* Begin Input for this task *
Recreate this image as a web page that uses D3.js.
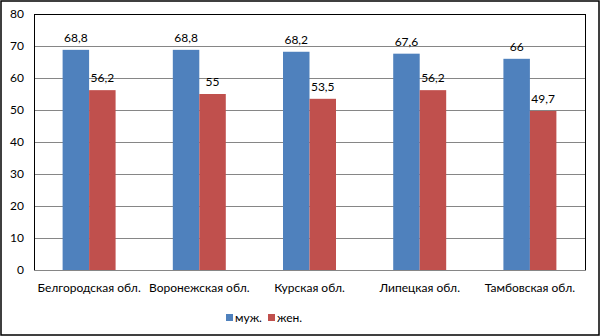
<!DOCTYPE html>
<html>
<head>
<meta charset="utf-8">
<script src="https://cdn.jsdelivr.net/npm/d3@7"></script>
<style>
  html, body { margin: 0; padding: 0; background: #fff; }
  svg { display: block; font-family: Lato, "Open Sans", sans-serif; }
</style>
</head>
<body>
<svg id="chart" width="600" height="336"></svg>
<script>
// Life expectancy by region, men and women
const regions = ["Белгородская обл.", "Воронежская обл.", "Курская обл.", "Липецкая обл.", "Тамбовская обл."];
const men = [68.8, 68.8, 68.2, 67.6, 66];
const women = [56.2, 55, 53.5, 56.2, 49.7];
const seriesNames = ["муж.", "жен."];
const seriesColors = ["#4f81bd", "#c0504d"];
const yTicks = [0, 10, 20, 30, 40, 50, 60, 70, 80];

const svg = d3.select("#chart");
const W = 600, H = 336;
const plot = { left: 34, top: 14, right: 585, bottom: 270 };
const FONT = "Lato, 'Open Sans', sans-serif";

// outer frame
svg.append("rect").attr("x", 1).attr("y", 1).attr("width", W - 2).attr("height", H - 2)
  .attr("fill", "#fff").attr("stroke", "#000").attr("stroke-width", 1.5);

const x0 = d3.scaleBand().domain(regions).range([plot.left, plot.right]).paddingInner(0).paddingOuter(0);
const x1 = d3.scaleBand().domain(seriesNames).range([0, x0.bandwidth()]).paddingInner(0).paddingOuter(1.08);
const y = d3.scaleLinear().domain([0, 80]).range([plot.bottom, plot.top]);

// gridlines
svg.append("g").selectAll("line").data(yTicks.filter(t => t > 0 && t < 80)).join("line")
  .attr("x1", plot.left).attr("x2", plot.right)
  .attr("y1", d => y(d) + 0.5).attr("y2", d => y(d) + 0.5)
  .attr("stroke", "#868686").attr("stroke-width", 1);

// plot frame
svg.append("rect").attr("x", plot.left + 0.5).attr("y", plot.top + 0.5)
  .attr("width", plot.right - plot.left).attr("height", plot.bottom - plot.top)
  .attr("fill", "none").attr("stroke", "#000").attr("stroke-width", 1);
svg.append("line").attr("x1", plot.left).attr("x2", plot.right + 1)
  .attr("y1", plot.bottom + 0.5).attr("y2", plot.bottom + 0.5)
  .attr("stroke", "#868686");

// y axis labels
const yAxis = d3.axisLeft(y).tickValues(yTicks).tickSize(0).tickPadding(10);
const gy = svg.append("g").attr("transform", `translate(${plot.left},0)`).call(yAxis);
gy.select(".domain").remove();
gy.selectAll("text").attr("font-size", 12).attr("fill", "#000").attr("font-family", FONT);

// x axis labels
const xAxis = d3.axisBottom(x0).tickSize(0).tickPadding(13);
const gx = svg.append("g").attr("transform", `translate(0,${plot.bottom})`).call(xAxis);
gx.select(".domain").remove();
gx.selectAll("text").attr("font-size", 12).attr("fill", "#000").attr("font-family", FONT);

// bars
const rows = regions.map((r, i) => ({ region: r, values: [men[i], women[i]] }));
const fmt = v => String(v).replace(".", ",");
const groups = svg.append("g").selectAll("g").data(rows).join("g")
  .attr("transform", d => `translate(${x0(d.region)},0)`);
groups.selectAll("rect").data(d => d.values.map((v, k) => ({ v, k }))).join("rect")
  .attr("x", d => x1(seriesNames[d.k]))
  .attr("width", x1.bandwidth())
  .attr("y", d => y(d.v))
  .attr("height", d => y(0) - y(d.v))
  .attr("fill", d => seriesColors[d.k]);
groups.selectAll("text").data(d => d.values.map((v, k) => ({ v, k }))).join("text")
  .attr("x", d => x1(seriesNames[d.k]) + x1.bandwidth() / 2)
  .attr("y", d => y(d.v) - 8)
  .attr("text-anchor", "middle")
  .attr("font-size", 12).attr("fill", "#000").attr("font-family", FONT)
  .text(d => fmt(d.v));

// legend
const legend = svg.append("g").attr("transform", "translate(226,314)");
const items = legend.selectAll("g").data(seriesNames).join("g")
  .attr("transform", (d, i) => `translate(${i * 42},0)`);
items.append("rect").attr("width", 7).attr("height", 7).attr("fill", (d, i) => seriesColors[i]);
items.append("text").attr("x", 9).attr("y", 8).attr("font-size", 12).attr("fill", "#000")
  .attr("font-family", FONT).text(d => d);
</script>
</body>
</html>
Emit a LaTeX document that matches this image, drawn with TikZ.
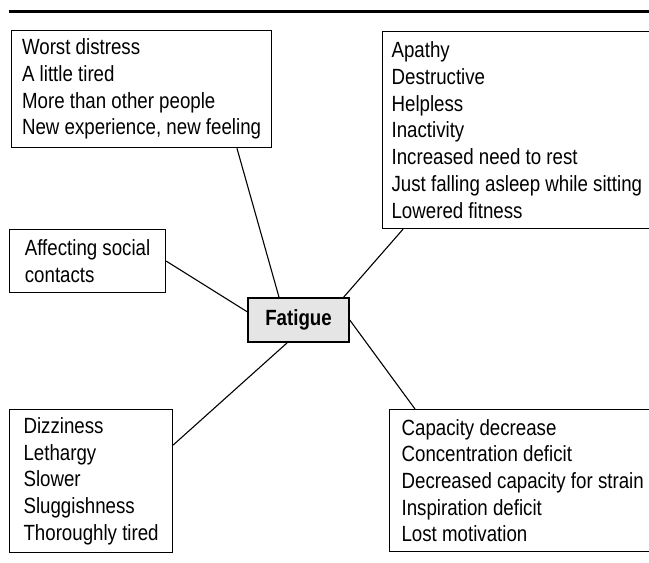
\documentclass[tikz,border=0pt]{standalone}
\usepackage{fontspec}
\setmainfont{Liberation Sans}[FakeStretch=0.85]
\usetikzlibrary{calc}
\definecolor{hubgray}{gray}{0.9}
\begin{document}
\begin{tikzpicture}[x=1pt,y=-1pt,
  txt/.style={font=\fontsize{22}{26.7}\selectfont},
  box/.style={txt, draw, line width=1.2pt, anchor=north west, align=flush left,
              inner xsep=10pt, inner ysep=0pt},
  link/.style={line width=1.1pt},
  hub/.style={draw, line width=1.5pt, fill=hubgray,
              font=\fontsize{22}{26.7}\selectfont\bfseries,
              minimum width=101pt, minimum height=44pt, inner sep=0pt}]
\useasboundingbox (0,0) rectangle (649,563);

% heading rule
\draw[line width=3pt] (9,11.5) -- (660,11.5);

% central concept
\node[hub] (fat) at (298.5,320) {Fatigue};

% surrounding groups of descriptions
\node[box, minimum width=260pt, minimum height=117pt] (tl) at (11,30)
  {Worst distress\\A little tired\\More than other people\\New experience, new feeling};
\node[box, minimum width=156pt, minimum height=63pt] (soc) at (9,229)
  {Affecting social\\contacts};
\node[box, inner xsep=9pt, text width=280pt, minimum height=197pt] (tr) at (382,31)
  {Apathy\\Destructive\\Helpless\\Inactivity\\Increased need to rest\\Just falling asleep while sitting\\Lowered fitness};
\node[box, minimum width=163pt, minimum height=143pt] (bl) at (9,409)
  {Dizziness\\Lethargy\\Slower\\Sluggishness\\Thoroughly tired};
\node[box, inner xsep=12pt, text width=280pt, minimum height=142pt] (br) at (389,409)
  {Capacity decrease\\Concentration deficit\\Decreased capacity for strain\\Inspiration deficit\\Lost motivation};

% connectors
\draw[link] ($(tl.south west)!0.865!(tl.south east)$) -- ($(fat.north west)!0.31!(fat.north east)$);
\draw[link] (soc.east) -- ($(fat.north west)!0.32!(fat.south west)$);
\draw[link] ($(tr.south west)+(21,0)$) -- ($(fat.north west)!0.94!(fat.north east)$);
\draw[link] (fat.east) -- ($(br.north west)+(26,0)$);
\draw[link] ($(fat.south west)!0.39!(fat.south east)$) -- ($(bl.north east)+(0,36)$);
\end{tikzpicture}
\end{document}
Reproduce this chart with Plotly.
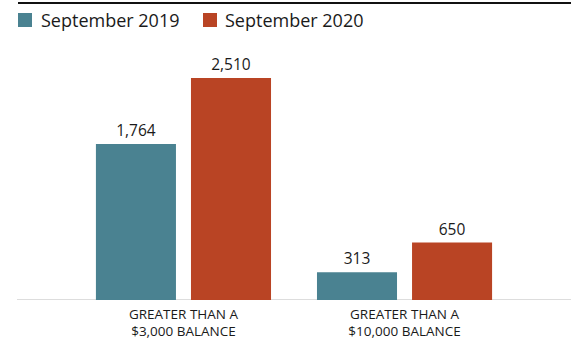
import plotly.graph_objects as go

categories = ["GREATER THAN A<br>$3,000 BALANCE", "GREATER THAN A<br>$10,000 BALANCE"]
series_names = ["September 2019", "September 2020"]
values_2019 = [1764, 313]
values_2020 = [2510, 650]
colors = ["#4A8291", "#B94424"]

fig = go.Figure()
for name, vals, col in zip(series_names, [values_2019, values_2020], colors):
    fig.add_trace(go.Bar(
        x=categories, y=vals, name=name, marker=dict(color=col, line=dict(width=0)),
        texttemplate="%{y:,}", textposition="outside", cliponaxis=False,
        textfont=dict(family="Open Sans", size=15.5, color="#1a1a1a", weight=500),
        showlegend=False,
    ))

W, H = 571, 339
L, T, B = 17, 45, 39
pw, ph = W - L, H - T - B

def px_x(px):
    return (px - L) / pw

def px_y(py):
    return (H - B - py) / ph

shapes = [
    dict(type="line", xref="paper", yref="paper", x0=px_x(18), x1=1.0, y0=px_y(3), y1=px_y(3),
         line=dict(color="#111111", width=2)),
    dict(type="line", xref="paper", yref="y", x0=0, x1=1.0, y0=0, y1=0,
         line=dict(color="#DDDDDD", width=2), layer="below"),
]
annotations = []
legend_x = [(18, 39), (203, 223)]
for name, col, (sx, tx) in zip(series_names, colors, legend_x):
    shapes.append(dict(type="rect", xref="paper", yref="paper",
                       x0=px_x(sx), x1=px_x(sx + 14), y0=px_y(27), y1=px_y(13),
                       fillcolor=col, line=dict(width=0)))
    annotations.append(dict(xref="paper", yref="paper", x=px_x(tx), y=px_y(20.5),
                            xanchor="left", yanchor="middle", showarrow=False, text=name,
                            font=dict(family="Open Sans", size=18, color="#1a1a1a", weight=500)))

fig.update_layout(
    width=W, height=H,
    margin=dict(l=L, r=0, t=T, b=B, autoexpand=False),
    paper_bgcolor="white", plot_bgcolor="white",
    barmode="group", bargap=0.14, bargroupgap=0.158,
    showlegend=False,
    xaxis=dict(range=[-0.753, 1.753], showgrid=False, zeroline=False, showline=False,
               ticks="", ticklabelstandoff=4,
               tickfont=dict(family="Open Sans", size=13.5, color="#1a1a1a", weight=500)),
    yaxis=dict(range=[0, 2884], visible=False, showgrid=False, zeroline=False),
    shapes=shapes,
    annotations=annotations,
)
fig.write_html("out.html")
* End Input for this task *
Written exercise:
Go through the material and select each line with the string "image" in it.

In response:
Recreate this image as a web page that uses D3.js.
Emit a LaTeX document that matches this image, drawn with TikZ.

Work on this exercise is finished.